— start —

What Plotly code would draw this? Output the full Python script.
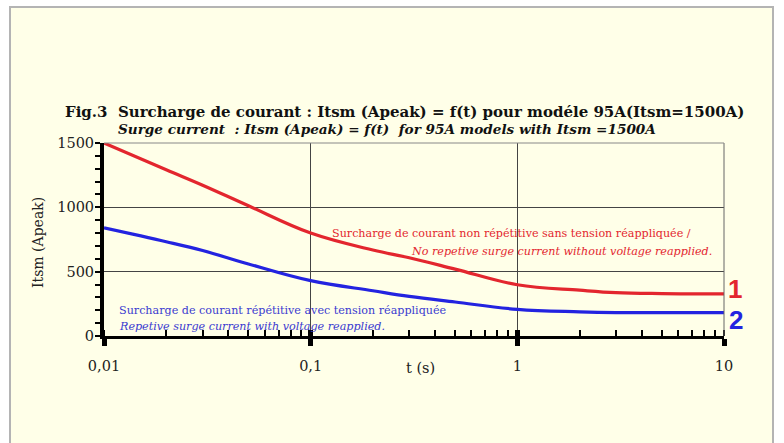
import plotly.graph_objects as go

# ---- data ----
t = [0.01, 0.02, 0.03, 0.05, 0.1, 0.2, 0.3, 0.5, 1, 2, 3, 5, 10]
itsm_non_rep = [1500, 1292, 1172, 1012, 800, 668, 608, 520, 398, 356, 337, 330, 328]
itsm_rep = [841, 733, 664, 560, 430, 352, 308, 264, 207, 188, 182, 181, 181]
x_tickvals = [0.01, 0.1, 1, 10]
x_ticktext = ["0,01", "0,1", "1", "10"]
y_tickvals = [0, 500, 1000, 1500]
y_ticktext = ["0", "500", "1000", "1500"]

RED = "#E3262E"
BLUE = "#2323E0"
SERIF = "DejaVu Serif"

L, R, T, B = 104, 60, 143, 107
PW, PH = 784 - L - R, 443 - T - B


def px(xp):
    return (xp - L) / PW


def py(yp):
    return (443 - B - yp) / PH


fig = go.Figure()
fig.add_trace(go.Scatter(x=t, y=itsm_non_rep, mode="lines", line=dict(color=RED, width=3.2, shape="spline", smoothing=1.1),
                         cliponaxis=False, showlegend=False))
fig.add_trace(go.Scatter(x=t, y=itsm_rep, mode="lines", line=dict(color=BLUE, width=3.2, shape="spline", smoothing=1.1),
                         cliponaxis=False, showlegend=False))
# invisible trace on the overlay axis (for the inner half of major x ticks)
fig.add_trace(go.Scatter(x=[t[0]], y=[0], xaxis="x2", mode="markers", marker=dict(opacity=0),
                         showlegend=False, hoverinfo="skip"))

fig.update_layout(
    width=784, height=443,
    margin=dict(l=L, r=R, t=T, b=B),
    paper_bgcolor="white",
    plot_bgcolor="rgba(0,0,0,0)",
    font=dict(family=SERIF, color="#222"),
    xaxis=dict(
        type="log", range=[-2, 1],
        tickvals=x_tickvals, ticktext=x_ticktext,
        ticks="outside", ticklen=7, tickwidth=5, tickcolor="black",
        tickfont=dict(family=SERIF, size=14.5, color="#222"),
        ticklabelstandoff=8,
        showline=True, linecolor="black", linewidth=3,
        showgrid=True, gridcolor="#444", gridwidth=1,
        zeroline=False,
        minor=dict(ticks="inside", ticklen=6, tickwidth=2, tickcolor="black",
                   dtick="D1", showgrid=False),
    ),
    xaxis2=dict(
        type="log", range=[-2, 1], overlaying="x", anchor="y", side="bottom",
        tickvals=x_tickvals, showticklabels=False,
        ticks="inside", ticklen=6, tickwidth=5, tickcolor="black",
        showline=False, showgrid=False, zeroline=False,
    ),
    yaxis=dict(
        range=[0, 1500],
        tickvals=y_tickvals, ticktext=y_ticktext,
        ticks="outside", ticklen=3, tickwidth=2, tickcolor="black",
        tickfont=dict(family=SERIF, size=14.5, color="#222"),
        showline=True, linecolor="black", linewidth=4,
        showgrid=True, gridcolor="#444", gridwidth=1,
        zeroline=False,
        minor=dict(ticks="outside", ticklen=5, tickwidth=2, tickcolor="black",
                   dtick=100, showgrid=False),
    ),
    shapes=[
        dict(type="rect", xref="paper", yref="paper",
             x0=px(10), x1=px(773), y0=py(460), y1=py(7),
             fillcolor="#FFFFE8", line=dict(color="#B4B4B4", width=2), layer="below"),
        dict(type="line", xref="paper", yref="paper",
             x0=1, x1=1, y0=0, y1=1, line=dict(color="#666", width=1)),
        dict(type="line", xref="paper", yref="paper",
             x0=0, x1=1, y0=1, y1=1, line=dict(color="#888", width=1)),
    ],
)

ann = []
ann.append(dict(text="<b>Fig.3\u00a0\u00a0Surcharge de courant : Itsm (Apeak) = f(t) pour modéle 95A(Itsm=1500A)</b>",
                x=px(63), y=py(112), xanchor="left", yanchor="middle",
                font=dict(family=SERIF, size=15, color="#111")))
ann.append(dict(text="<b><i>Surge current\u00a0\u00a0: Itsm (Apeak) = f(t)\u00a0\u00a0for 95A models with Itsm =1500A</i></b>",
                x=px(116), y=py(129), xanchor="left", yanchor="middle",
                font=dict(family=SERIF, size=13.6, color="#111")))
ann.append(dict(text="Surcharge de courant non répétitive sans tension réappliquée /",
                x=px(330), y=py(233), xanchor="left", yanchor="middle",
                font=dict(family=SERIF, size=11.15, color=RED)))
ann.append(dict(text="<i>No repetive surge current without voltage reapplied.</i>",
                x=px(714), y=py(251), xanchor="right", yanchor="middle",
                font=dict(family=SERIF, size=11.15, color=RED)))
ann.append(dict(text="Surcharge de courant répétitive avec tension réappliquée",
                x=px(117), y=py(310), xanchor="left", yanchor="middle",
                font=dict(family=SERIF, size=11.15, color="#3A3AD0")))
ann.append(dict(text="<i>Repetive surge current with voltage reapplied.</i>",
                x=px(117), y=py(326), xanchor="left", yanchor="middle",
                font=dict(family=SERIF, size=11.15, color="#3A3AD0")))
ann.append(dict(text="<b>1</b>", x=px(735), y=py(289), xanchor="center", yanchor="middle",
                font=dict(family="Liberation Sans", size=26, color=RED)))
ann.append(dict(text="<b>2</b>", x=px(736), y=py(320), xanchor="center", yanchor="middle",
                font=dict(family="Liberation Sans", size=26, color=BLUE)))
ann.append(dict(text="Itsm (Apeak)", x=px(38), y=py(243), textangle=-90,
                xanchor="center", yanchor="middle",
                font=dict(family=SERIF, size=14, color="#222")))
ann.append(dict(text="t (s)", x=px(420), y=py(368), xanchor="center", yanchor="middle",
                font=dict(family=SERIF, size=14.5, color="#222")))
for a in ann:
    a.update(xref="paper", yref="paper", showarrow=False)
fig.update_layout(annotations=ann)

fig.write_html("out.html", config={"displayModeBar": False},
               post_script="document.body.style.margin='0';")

— end —
— start —

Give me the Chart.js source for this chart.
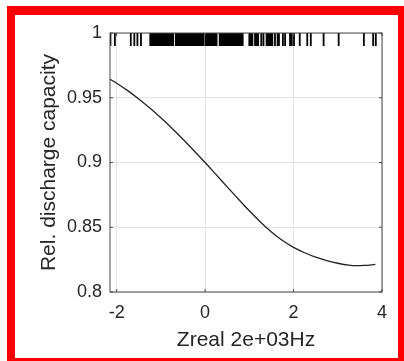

— end —
— start —

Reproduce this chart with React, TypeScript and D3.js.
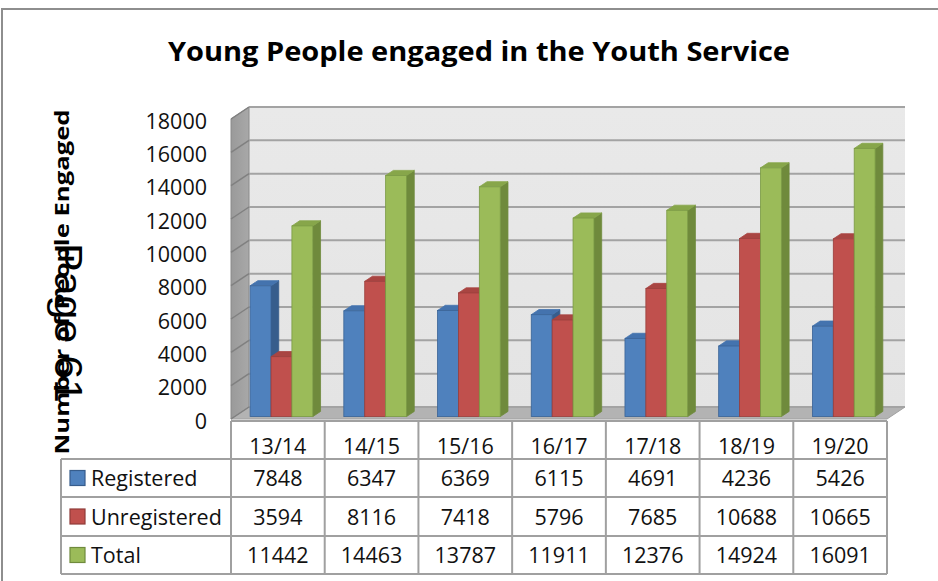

— end —

Above are some entries; copy exactly the lines from the line with "What Plotly code" through the line with "import plotly.graph_objects as go", both included, but none of the pictures.

Solution for this exercise:
What Plotly code would draw this? Output the full Python script.
import plotly.graph_objects as go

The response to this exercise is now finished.